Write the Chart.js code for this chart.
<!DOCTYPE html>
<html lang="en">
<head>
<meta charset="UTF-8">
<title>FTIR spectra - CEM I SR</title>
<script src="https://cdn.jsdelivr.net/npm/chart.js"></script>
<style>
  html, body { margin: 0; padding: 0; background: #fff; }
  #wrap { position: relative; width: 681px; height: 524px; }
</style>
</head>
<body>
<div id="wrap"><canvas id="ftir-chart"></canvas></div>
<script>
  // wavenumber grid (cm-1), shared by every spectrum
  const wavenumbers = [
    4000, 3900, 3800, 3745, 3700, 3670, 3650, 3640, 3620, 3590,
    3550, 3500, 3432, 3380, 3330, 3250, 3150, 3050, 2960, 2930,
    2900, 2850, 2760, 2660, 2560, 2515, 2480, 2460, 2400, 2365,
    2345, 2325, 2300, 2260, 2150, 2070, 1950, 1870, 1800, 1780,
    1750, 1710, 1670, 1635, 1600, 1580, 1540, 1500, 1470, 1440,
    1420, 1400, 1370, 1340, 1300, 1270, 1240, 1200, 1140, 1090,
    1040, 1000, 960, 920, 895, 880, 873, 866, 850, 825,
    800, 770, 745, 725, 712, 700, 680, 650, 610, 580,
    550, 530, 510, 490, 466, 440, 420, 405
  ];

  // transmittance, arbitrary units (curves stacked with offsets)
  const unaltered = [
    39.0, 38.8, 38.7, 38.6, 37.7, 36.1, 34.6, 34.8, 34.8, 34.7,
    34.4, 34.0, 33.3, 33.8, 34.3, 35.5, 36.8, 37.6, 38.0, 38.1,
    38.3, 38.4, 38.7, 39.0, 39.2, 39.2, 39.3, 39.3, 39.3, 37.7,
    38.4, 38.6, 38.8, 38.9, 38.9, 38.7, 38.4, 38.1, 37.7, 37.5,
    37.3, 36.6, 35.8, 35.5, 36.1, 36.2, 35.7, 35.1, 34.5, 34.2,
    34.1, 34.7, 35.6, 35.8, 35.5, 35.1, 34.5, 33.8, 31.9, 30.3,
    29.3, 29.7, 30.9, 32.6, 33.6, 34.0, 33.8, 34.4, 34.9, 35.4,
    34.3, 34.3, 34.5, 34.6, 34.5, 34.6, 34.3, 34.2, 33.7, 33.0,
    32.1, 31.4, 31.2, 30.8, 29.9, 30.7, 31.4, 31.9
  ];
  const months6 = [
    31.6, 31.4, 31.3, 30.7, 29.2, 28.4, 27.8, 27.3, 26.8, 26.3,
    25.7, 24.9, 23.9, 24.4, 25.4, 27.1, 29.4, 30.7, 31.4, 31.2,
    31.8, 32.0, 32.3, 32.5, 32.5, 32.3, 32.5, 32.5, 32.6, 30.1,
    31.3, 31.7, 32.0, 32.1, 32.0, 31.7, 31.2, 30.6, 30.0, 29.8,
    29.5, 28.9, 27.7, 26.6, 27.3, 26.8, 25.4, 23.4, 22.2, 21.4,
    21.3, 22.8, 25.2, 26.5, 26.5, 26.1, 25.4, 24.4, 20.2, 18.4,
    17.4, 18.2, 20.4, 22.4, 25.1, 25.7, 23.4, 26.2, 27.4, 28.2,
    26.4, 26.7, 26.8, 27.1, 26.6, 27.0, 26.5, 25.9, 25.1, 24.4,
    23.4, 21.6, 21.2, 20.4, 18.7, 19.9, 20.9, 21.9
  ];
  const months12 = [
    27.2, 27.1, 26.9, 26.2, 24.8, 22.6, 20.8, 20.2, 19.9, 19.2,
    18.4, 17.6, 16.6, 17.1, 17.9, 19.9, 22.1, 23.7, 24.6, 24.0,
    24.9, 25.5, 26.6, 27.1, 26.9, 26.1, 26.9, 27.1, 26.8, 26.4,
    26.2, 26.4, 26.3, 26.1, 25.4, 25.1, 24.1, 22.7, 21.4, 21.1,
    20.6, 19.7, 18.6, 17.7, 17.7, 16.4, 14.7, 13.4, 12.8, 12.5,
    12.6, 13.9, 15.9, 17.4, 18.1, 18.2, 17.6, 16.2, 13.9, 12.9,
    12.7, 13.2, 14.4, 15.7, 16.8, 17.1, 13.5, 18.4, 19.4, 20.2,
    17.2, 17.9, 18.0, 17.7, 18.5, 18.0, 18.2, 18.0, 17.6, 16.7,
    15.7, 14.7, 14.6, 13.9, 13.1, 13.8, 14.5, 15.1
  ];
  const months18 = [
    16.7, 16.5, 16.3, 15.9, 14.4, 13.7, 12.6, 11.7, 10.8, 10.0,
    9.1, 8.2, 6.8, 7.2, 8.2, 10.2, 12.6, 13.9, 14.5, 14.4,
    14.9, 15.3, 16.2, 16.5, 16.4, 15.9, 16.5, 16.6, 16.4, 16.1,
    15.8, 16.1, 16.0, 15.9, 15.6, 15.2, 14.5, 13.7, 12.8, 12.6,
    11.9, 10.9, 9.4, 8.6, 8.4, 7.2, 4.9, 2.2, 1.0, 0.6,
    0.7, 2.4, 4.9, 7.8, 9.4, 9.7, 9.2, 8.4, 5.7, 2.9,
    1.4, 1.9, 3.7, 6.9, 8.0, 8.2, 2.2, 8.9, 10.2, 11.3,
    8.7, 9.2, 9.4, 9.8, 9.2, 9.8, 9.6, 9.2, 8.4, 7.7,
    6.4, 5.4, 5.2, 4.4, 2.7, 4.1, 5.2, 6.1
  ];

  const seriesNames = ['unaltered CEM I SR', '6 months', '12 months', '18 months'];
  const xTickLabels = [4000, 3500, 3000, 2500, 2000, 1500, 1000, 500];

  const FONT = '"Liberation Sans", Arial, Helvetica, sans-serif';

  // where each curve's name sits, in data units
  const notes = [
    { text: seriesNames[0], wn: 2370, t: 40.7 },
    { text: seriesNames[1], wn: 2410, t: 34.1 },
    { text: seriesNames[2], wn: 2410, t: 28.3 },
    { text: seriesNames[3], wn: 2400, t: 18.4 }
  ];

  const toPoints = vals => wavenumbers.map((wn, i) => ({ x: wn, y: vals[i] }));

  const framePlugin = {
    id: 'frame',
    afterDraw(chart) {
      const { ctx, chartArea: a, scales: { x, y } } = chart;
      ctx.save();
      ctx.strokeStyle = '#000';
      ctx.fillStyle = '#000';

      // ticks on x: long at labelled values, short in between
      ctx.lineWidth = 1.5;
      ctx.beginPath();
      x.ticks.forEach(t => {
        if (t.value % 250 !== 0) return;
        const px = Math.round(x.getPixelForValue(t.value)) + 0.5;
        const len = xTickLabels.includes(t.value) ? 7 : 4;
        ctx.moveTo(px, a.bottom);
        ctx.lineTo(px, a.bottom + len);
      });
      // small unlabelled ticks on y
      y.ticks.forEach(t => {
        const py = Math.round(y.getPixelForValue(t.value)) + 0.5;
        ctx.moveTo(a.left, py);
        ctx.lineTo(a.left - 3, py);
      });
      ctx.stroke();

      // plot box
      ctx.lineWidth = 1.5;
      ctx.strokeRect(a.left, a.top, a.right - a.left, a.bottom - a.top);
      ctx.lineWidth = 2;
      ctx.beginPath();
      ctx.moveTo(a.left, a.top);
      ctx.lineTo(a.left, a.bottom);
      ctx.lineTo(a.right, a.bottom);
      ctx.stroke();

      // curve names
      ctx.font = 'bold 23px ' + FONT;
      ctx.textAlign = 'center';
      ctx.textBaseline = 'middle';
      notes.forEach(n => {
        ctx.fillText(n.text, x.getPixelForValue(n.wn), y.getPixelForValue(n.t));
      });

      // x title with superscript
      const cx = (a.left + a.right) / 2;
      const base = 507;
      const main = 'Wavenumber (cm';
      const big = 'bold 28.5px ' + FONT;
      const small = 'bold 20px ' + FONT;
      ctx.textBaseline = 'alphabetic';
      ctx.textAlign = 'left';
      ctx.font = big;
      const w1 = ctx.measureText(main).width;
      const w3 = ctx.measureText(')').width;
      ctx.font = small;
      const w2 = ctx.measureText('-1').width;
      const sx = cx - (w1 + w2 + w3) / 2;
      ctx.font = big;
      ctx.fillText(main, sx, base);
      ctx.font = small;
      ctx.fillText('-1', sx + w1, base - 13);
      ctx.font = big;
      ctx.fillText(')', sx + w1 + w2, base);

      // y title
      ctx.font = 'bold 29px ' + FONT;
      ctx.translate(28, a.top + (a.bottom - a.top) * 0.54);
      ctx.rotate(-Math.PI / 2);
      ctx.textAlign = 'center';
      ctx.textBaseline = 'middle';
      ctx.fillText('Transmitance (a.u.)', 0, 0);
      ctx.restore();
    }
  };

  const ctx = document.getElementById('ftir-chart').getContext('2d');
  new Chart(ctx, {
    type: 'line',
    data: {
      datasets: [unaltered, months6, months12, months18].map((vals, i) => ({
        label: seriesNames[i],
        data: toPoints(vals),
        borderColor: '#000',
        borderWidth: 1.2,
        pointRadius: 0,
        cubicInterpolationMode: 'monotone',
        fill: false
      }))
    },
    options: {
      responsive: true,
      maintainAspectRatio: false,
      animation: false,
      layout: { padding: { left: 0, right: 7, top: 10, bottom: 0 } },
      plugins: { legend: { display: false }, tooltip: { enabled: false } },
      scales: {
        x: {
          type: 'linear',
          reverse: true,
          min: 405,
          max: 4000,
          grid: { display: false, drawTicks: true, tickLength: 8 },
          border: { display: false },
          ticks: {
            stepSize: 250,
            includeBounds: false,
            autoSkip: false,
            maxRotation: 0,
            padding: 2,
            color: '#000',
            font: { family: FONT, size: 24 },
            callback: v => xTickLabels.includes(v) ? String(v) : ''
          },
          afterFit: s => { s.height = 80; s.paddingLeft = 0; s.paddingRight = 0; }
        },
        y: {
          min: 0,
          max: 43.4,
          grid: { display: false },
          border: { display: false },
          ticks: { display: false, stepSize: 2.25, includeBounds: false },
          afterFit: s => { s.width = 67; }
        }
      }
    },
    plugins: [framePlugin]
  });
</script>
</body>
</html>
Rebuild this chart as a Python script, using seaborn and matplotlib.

============

— Aim of the task —
From the entries above, extract each line containing "this".

— Solution —
Write the Chart.js code for this chart.
Rebuild this chart as a Python script, using seaborn and matplotlib.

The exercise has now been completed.